# STATED GOAL:
Pull every line of the entries that has the word "diagram".

# DATA SHOWN:
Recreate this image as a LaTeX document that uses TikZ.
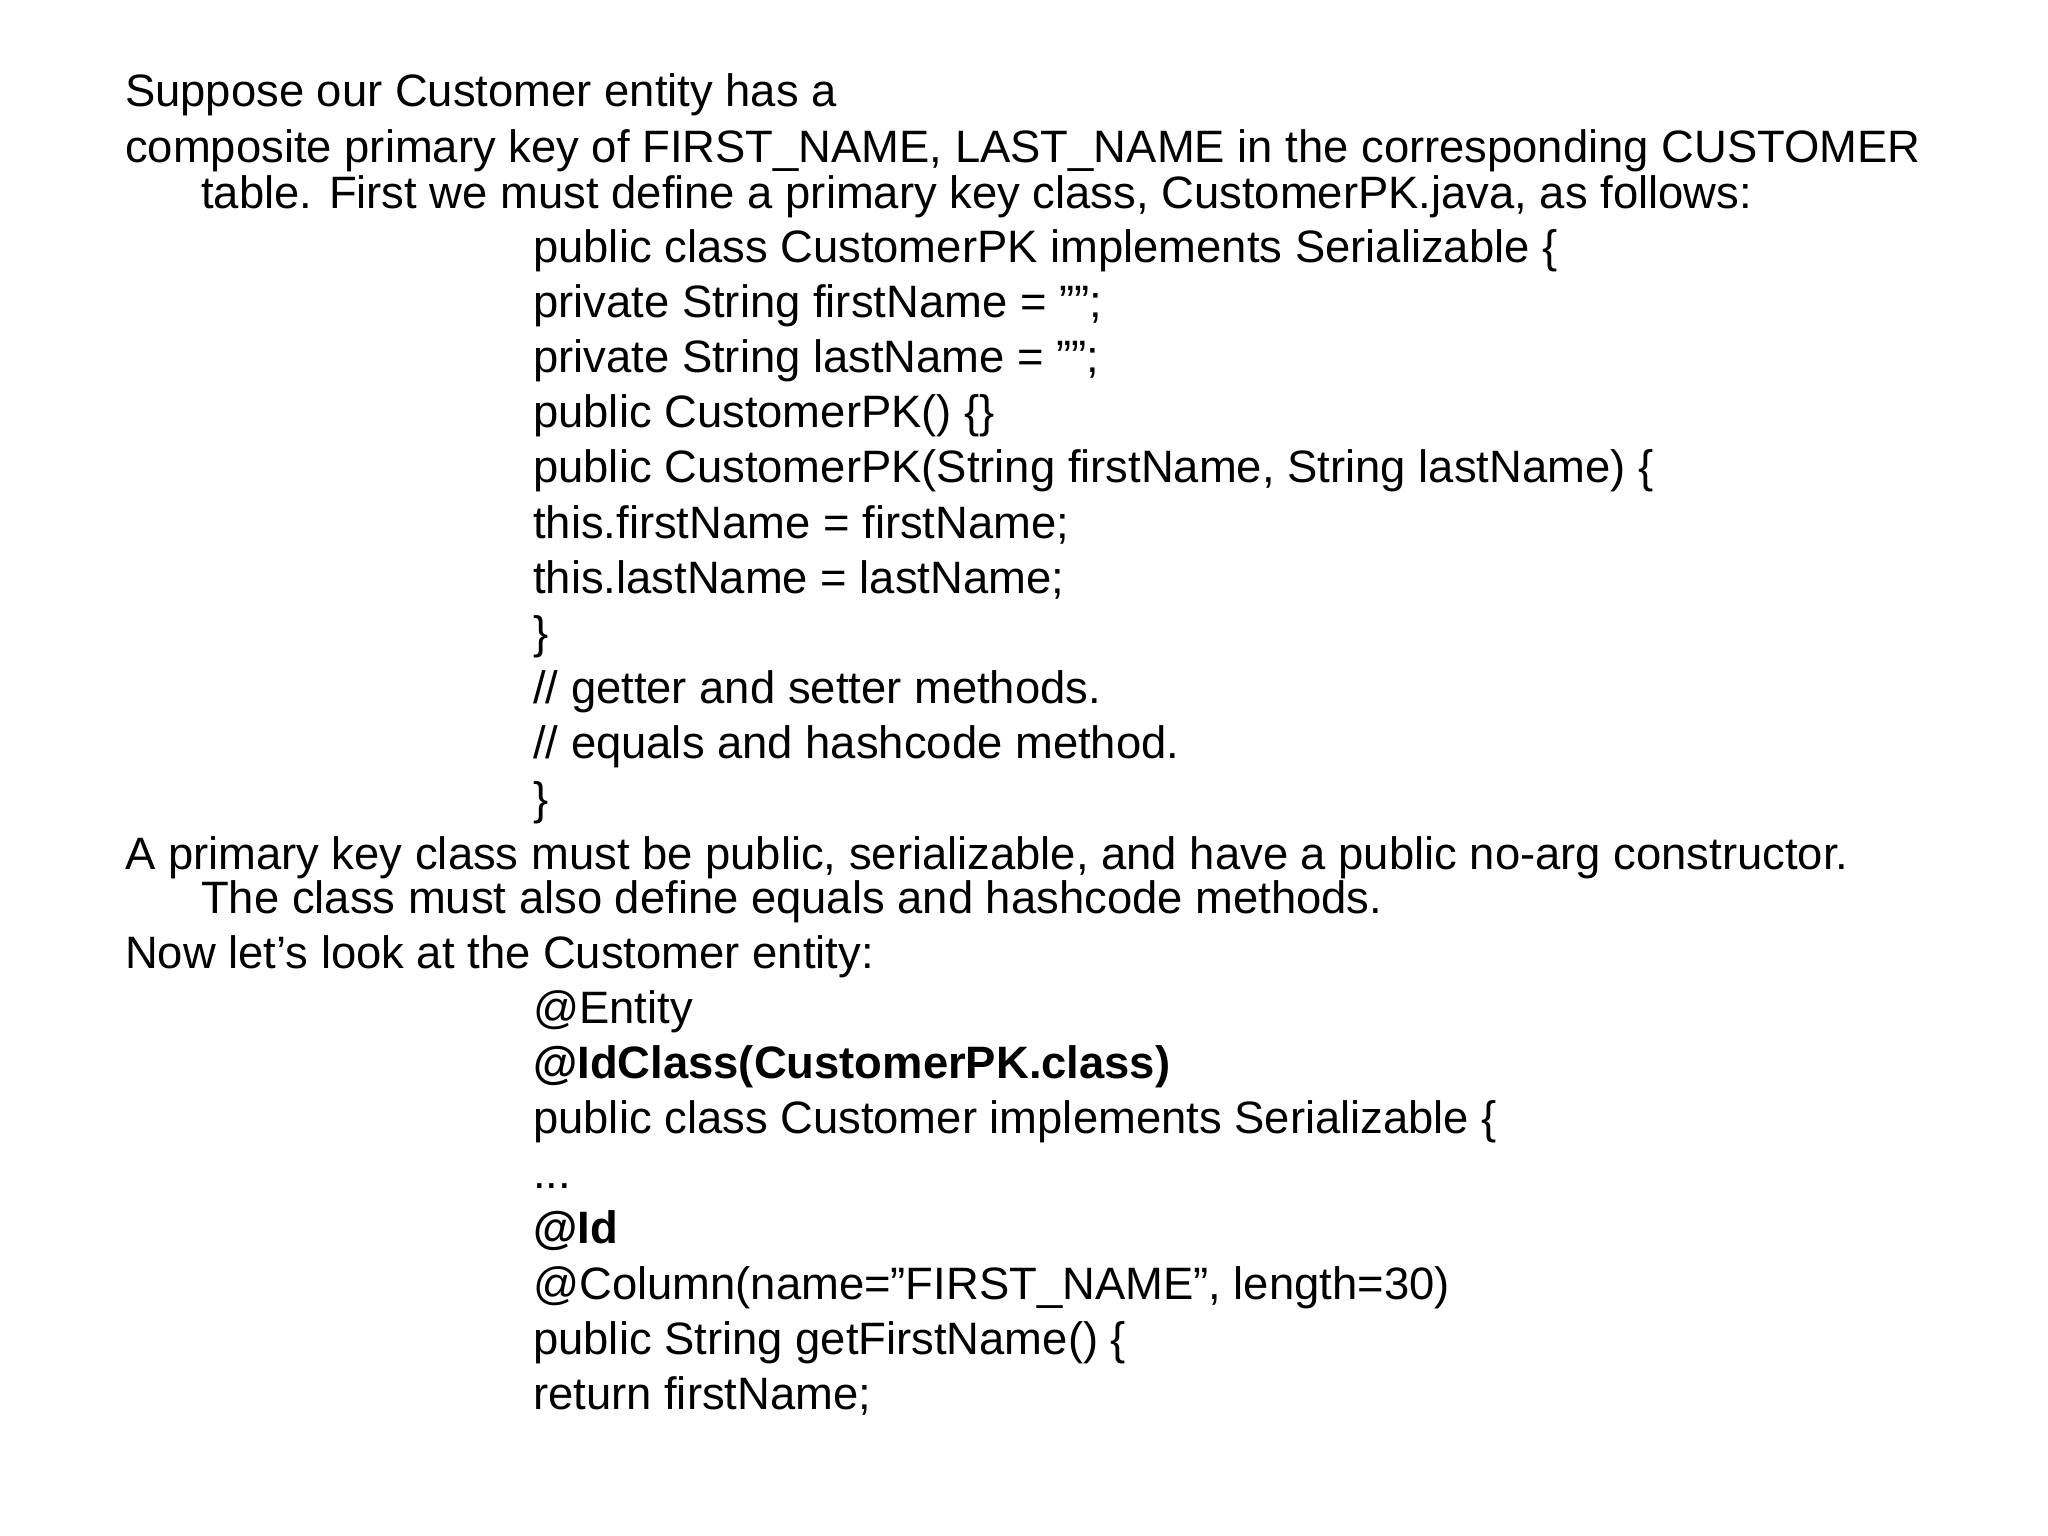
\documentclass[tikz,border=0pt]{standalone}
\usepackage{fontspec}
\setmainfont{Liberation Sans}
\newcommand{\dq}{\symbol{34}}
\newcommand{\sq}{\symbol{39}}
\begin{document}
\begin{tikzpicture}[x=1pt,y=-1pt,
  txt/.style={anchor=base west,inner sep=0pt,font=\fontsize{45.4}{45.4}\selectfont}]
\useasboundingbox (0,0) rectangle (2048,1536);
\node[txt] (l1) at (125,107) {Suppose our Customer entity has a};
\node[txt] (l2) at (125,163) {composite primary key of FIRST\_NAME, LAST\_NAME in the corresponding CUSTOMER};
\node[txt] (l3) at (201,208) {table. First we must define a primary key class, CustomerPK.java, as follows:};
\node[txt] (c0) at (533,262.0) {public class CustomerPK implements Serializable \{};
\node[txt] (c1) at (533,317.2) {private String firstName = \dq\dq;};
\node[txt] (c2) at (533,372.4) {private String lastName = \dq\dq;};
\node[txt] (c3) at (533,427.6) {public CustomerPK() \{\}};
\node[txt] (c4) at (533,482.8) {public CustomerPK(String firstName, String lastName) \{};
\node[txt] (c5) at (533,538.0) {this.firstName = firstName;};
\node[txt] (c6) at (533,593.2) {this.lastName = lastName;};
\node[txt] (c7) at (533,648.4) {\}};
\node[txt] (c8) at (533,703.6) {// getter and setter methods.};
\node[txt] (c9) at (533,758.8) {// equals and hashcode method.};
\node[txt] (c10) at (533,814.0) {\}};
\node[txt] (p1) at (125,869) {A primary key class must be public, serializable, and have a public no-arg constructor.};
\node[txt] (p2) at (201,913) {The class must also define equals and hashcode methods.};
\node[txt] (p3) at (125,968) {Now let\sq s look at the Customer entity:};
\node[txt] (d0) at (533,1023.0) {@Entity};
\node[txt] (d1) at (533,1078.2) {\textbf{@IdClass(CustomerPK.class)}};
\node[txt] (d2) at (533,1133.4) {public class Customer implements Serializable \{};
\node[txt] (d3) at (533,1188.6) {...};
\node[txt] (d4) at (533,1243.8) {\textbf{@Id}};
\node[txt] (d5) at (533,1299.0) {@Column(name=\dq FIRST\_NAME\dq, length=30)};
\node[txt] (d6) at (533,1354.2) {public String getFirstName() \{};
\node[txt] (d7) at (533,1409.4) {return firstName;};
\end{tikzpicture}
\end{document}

==

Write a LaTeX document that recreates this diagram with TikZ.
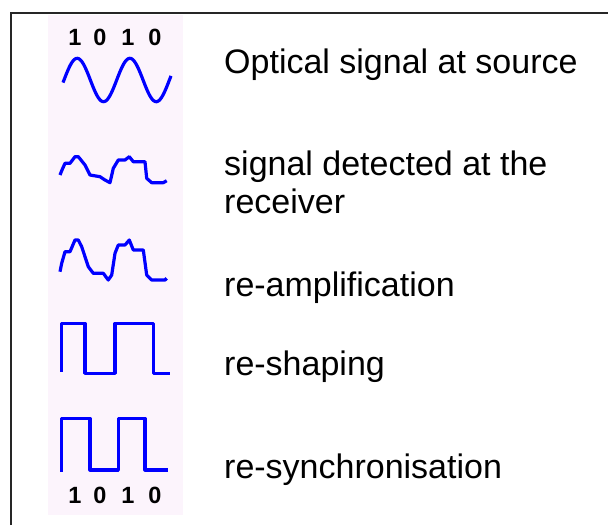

---

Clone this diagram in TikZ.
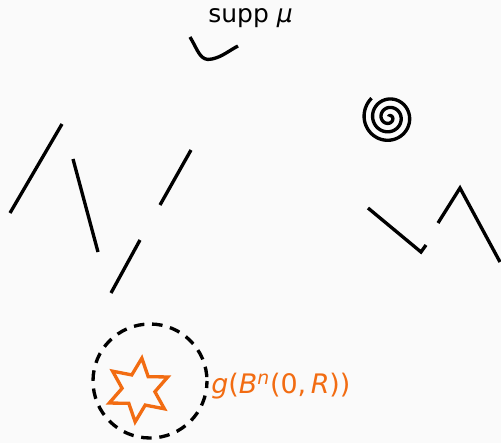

# TASK SOLUTION:
Write a LaTeX document that recreates this diagram with TikZ.
Clone this diagram in TikZ.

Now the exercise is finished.